Scaffolds can become unsafe fast when weather changes. Wind can push against platforms, tarps, materials, and workers. Rain, snow, and ice can make decks slippery, weaken footing, and hide damage. A scaffold that felt solid yesterday may not be safe after a storm, freezing temperatures, or heavy winds overnight.
This talk focuses on how to recognize weather-related scaffold hazards, what to check before climbing, and when to stop work. Every crew member using or working near a scaffold needs to know what can affect stability and speak up before someone gets hurt.
Why This Matters
- A scaffold collapse can cause serious injuries to workers on the scaffold and people below.
- High winds can shift platforms, loosen ties, and turn sheeting or tarps into sails.
- Wet or icy platforms increase the chance of slips, trips, and falls.
- Soft or washed-out ground can cause scaffold legs, mudsills, or base plates to settle unevenly.
- Weather can damage braces, planks, guardrails, access ladders, and connections without being obvious from the ground.
Common Hazards
- Working on scaffolds during strong gusts, especially near building corners or open elevations.
- Tarps, debris netting, plastic, or signs attached to scaffolds without checking the wind load.
- Standing water, mud, snow, or ice on scaffold planks and access points.
- Base plates or mudsills sitting on saturated soil, gravel washout, frozen ground, or uneven surfaces.
- Loose materials stored on platforms that can slide, fall, or catch wind.
- Damaged or missing ties, braces, pins, clips, guardrails, toe boards, or planks after storms.
- Lightning, poor visibility, or blowing dust making it unsafe to climb, work, or signal from the scaffold.
- Cold mornings where ice forms on metal frames and ladder rungs even when the deck looks mostly clear.
Safety Checklist
Before Work Begins
- Check the forecast for wind, storms, freezing temperatures, heavy rain, or snow.

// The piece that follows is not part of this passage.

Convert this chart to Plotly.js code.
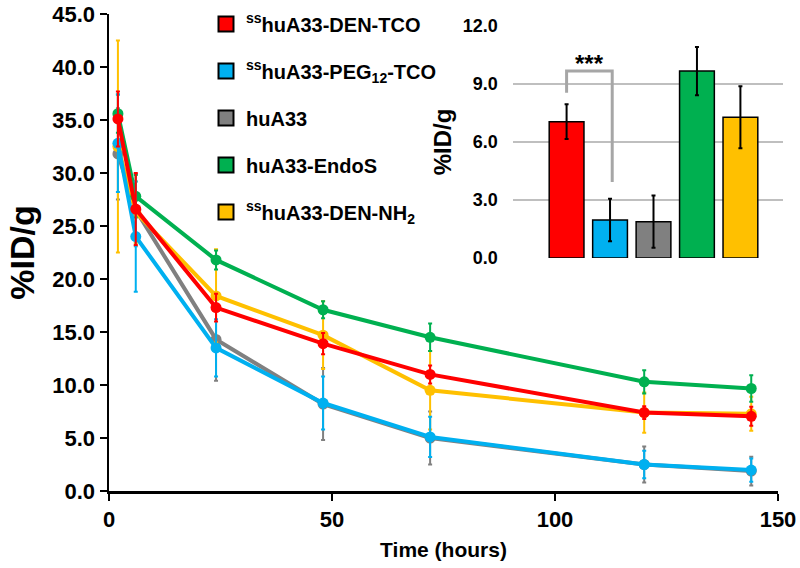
<!DOCTYPE html>
<html>
<head>
<meta charset="utf-8">
<script src="https://cdn.plot.ly/plotly-3.0.1.min.js"></script>
<style>html,body{margin:0;padding:0;background:#fff;}#chart{width:800px;height:568px;}</style>
</head>
<body>
<div id="chart"></div>
<script>
// ---- data ----
const timesH = [2, 6, 24, 48, 72, 120, 144];
const seriesNames = [
  '<sup>ss</sup>huA33-DEN-TCO',
  '<sup>ss</sup>huA33-PEG<sub>12</sub>-TCO',
  'huA33',
  'huA33-EndoS',
  '<sup>ss</sup>huA33-DEN-NH<sub>2</sub>'
];
const seriesColors = ['#ff0000', '#00b0f0', '#808080', '#00b050', '#ffc000'];
const denTco    = [35.1, 26.6, 17.3, 13.9, 11.0, 7.4, 7.05];
const denTcoErr = [2.6, 3.4, 1.3, 1.0, 0.85, 0.6, 0.9];
const pegTco    = [32.8, 24.0, 13.5, 8.3, 5.1, 2.5, 1.97];
const pegTcoErr = [4.6, 5.2, 2.7, 2.5, 1.9, 1.3, 1.1];
const huA33     = [31.8, 26.5, 14.3, 8.2, 5.0, 2.5, 1.88];
const huA33Err  = [4.3, 3.4, 3.9, 3.4, 2.5, 1.7, 1.35];
const endoS     = [35.6, 27.8, 21.8, 17.1, 14.5, 10.3, 9.67];
const endoSErr  = [1.8, 2.0, 0.9, 0.8, 1.3, 1.1, 1.25];
const denNh2    = [32.5, 26.3, 18.4, 14.7, 9.5, 7.4, 7.28];
const denNh2Err = [10.0, 2.9, 4.4, 3.2, 3.7, 1.9, 1.6];

// inset (144 h)
const insetPos   = [1, 2, 3, 4, 5];
const insetVals  = [7.05, 1.97, 1.88, 9.67, 7.28];
const insetErr   = [0.9, 1.1, 1.35, 1.25, 1.6];
// significance bracket between bar 1 and bar 2
const bracketX   = [1, 2.05];
const bracketY   = [8.55, 9.67, 3.93]; // left foot, top, right foot
const sigText    = '***';

const allVals = [denTco, pegTco, huA33, endoS, denNh2];
const allErr  = [denTcoErr, pegTcoErr, huA33Err, endoSErr, denNh2Err];

const FONT = 'Liberation Sans, Arial, sans-serif';
const traces = [];
// draw order: gray, yellow, green, blue, red
const order = [2, 4, 3, 1, 0];
order.forEach(i => {
  traces.push({
    type: 'scatter', mode: 'lines+markers',
    x: timesH, y: allVals[i],
    line: {color: seriesColors[i], width: 4},
    marker: {color: seriesColors[i], size: 11},
    error_y: {type: 'data', array: allErr[i], visible: true, color: seriesColors[i], thickness: 2, width: 2},
    showlegend: false, xaxis: 'x', yaxis: 'y', hoverinfo: 'x+y'
  });
});
// legend entries
[0, 1, 2, 3, 4].forEach(i => {
  traces.push({
    type: 'scatter', mode: 'markers', x: [null], y: [null],
    name: seriesNames[i], legendgroup: 'g' + i, showlegend: true,
    marker: {symbol: 'square', color: seriesColors[i], size: 15, line: {color: '#000', width: 2}},
    xaxis: 'x', yaxis: 'y'
  });
});
// inset bars
traces.push({
  type: 'bar', x: insetPos, y: insetVals, width: 0.8,
  marker: {color: seriesColors, line: {color: '#000', width: 1.5}},
  error_y: {type: 'data', array: insetErr, visible: true, color: '#000', thickness: 2, width: 2},
  showlegend: false, xaxis: 'x2', yaxis: 'y2'
});

const L = 109, R = 17, T = 14, B = 77;
const W = 800 - L - R, H = 568 - T - B;
const layout = {
  width: 800, height: 568,
  margin: {l: L, r: R, t: T, b: B, pad: 0, autoexpand: false},
  paper_bgcolor: '#fff', plot_bgcolor: 'rgba(0,0,0,0)',
  font: {family: FONT, color: '#000', weight: 'bold'},
  showlegend: true,
  legend: {
    x: (206 - L) / W, y: 1.02, xanchor: 'left', yanchor: 'top',
    bgcolor: 'rgba(0,0,0,0)', font: {family: FONT, size: 20, weight: 'bold', color: '#000'},
    traceorder: 'grouped', tracegroupgap: 18, itemwidth: 30
  },
  xaxis: {
    domain: [0, (778 - L) / W], range: [0, 150], tickvals: [0, 50, 100, 150],
    showgrid: false, zeroline: false, showline: true, linecolor: '#000', linewidth: 2.5,
    ticks: 'outside', ticklen: 7, tickwidth: 2, tickcolor: '#000',
    tickfont: {family: FONT, size: 22, weight: 'bold'},
    title: {text: 'Time (hours)', font: {family: FONT, size: 21, weight: 'bold'}, standoff: 12}
  },
  yaxis: {
    domain: [0, 1], range: [0, 45], tickvals: [0, 5, 10, 15, 20, 25, 30, 35, 40, 45], tickformat: '.1f',
    showgrid: false, zeroline: false, showline: true, linecolor: '#000', linewidth: 2.5,
    ticks: 'outside', ticklen: 7, tickwidth: 2, tickcolor: '#000',
    tickfont: {family: FONT, size: 22, weight: 'bold'},
    title: {text: '%ID/g', font: {family: FONT, size: 34, weight: 'bold'}, standoff: 8}
  },
  xaxis2: {
    domain: [(512.7 - L) / W, 1], range: [-0.24, 5.98], anchor: 'y2',
    showgrid: false, zeroline: false, showline: false, showticklabels: false, ticks: ''
  },
  yaxis2: {
    domain: [(491 - 258) / H, (491 - 26) / H], range: [0, 12], anchor: 'x2',
    tickvals: [0, 3, 6, 9, 12], tickformat: '.1f',
    showgrid: true, gridcolor: '#bfbfbf', gridwidth: 2, zeroline: false, showline: false, ticks: '',
    ticklabelstandoff: 14,
    tickfont: {family: FONT, size: 18, weight: 'bold'},
    title: {text: '%ID/g', font: {family: FONT, size: 24, weight: 'bold'}, standoff: 4}
  },
  shapes: [
    {type: 'path', xref: 'x2', yref: 'y2',
     path: 'M ' + bracketX[0] + ',' + bracketY[0] + ' L ' + bracketX[0] + ',' + bracketY[1] +
           ' L ' + bracketX[1] + ',' + bracketY[1] + ' L ' + bracketX[1] + ',' + bracketY[2],
     line: {color: '#a6a6a6', width: 3}}
  ],
  annotations: [
    {xref: 'x2', yref: 'y2', x: (bracketX[0] + bracketX[1]) / 2, y: bracketY[1], yanchor: 'bottom',
     text: sigText, showarrow: false, font: {family: FONT, size: 24, weight: 'bold'}, yshift: -8}
  ]
};

Plotly.newPlot('chart', traces, layout, {displayModeBar: false, staticPlot: true});
</script>
</body>
</html>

- Have a competent person inspect the scaffold before use, especially after severe weather.
- Look at the base: confirm mudsills and base plates are firm, level, and not sinking.
- Check ties, braces, pins, frames, planks, guardrails, toe boards, and access ladders.
- Remove loose materials, trash, tools, and anything that could blow off the platform.
- Clear snow, ice, mud, and standing water from planks and ladder access points.
- Do not attach tarps, plastic, banners, or netting unless the scaffold is designed and approved for that load.
During Work
- Watch for increasing wind, sudden gusts, lightning, heavy rain, or reduced visibility.
- Keep materials stacked low and secured so they cannot slide or blow off.
- Use proper access only. Do not climb cross braces or frames made slick by rain or ice.
- Report movement, swaying, settling, loose parts, or damaged components right away.
- Keep walkways clear so workers are not stepping around hoses, cords, debris, or wet materials.
- Stay aware of workers below and maintain falling object protection when conditions are windy.
Crew Talking Points
- What weather conditions are expected today, and how could they affect this scaffold?
- Has this scaffold been inspected after the last wind, rain, snow, or freeze?
- Are there tarps, netting, or stored materials that could affect stability in wind?
- Where are the access points, and are they clean, dry, and safe to use?
- What is the plan if wind picks up or lightning moves into the area?
- Does anyone see a concern with the scaffold, footing, ties, planks, or work area that needs to be addressed before we start?
Stop Work If
- The scaffold is swaying, leaning, settling, or feels unstable.
- Wind, lightning, heavy rain, snow, ice, or poor visibility makes work unsafe.
- Base plates, mudsills, or footing are sinking, washed out, or no longer level.
- Ties, braces, guardrails, planks, pins, or access points are missing, loose, or damaged.
- Tarps, plastic, or netting are pulling on the scaffold in the wind.
- A competent person has not inspected the scaffold after severe weather.
Final Reminder
Weather can change a safe scaffold into a dangerous one quickly. Inspect it, keep it clear, watch the conditions, and stop work when stability is in doubt.